D’une pression de doigt Gregory Chastonky nous invite à décristalliser l’îcone originaire et singulière de notre existence dans le monde, l’icône identitaire qui nous distingue, ce dessin en creux que tracent les crêtes papillaires de l’épiderme pulpeux de notre empreinte digitale, qui porte notre identité au même titre que notre empreinte génétique ou notre ADN. Notre identité se trouve ainsi désacralisée, dépourvue de son caractère stable et immuable mais augmentée de la capacité de révéler les processus aléatoires qui l’ont amenée à se concrétiser, à se solidifier dans une image, support de tout portrait. Et cela par une pression de doigt qui devient l’interface d’un processus interactif numérique. L’empreinte sur un grand écran incarne dès lors un paysage à la structure arborescente dont la force centrifuge, engloutissant tout horizon possible, aspire dans une plongée en abîme ce qui reste de notre identité. On assiste à un champ de variations de signes de passages qui se suturent, se décomposent, se fragmentent, se liquéfient dans la subtilité figurale du numérique, dans une mutation infinie.
Les termes insinuation, insinuer, prennent alors tout leur sens, autant celui d’une affirmation que celui qui « sous-entend », se faufile, se glisse dans la peau d’un autre peut-être ? L’artiste, par une pression de doigt, nous fait déroger à un acquis jusque-là inattaquable. Devant cette figurabilité affolante de la dislocation, l’illusion de devenir transparent, fluide, impalpable, fuyant, à l’image d’avatars virtuels, nous saisit, car, nous le savons, nous nous transformons dès que nous entrons en relation avec les autres, mais aussi avec notre propre pensée sur les autres et sur le monde.
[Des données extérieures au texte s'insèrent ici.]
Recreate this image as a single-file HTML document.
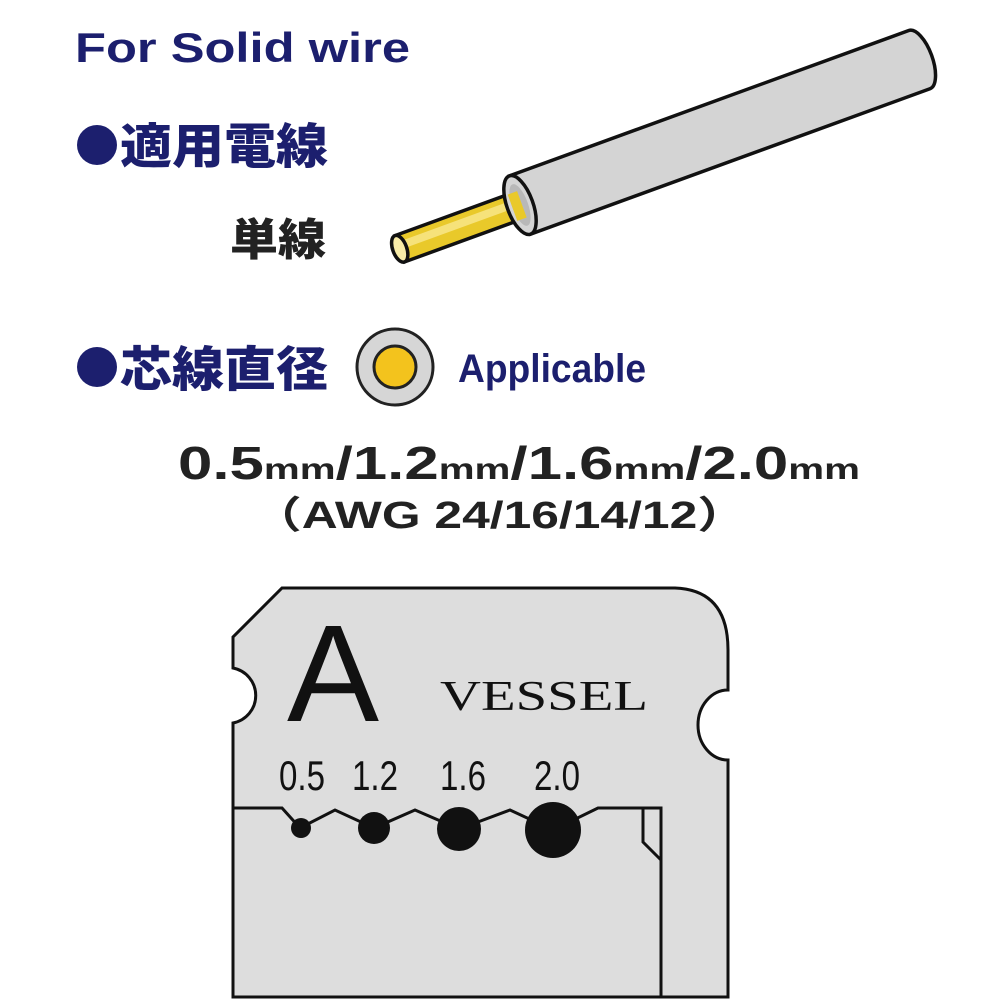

Pour en accentuer l’effet, il oppose ces flux d’images d’identités flottantes à des portraits-empreintes de personnages connues, sorte de cases identitaires immuables, statufiées dans la conscience collective par une spectacularisation de l’apparence d’identité arrêtée.
Tout comme dans Anonymat, un de ses précédents projets, il remet en question le principe d’identité et, comme à son habitude, il cherche à déconstruire les règles établies en poursuivant une démarche de chercheur, non pas celui qui reconstitue l’histoire à partir de fragments, mais qui fragmente le monde pour y déceler sa fragilité, ses zones floues, par des procédés qui provoquent et accroissent toute perception sensible.
Par ce travail d’élucidation de la trace et son processus de randomisation, et de hasardisation, l’artiste interroge le mystère de la cristallisation autant de l’empreinte digitale que de l’empreinte figurale de l’image médiatique dans une esthétique insinueuse, sinon sinueuse, de déconstruction des acquis en replaçant la notion de destin au cœur de l’aléatoire numérique.